Lola Kirke was weathering the perils of touring when I caught up with her on a Zoom call to Seattle. She’d just checked into – and quickly out of – the “world’s scariest hotel” and her original tour manager had gone down with Covid. But she was delighted to be out again post-pandemic and promoting a new album, Lady For Sale, her second release following her 2018 debut, Heart Head West. The sound is alt-Country meets 80s/90s disco and rock. It’s a big production. Locked down with producer Austin Jenkins, she had “nothing to do except obsess over music,” she explains: “We demo’d the shit out of those songs!” Despite some upbeat grooves, “it’s actually kind of a sad album. It’s dealing with a lot of doubt and pain and longing. But the narrative of the record does become triumphant.” “Triumphant” surely describes the video accompanying the lead single, ‘Better Than Any Drug’, which finds Lola cavorting around the house as if drunk on a new love.

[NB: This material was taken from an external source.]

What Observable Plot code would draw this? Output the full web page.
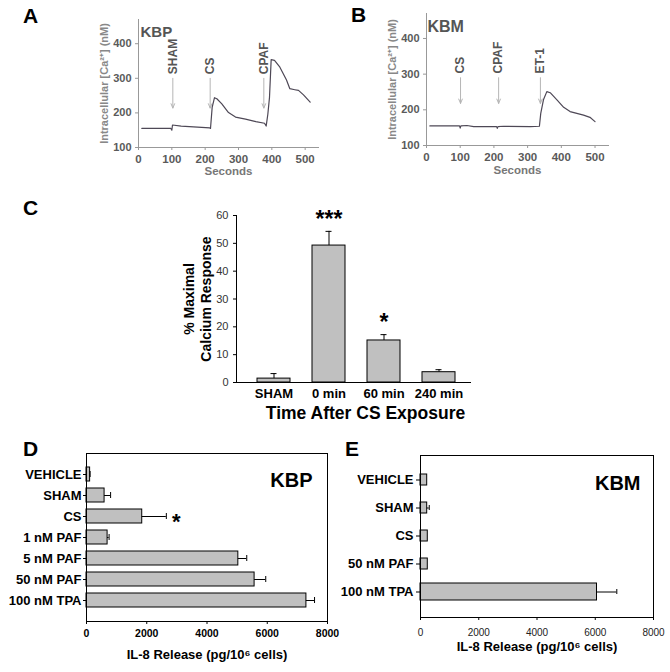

Though born to a musical family – her English father, Simon Kirke, was drummer with fabled bands Free and Bad Company – Lola is perhaps better known as an actress than a singer-songwriter, having notched up the lead in hit Amazon series Mozart in the Jungle and several acclaimed movie roles. How does she compare the two activities? “At the level I’m at you make no money as a musician – but it feels a lot more creative.” She gets a buzz from making music videos: “I haven’t felt that way on a film set in a really long time!” And then there’s the thrilling realisation when she hits the stage with a live band that “we’re all making sounds at the same time, and they work!”

 

Early reference points for her music included Bob Dylan, Joni Mitchell and Alice Coltrane, but a recent move to Nashville introduced her to another cultural world. “I was inspired in a different way,” she reflects. She’d always listened to classics like Loretta Lynn and Tammy Wynette, but Tanya Tucker emerged as a big influence for her recently, alongside younger discoveries like Miranda Lambert. New genres can require using your vocal capacities in new ways. She tells a scary story about acting a film scene with her sister Jemima (also an actress). The script required her to scream at her sister. She “went for it, but not in a healthful way” and burst a blood vessel on her vocal cord. Specialists advised surgery but Lola was too busy with work at the time. Happily, there was no lasting damage to that already smoky voice.   

 

The title track of the new album, ‘Lady For Sale’, distils a theme she returns to several times in our conversation, the need to sell her work – sell herself – in the marketplace. “I didn’t feel I was being validated. I’ve spent my whole life wanting to connect with others and ultimately that’s not going to be possible unless I really try to sell myself.” She’s on a “roller-coaster of self-worth” at the moment, buoyed up by fans’ compliments, buffeted by online abuse about her appearance. She sounds envious of the simpler world her father grew up in, before Twitter, before Instagram: “I don’t know what it was like to live in a world where you weren’t always interfacing with your own press.” Lola’s solution is to “create, like, another self that you’re OK with sharing with others.” She admires Billie Eilish in this regard: “she’s still selling, but there’s something really potent about what she’s selling.”

 

Lola Kirke plays London's Moth Club on September 13th.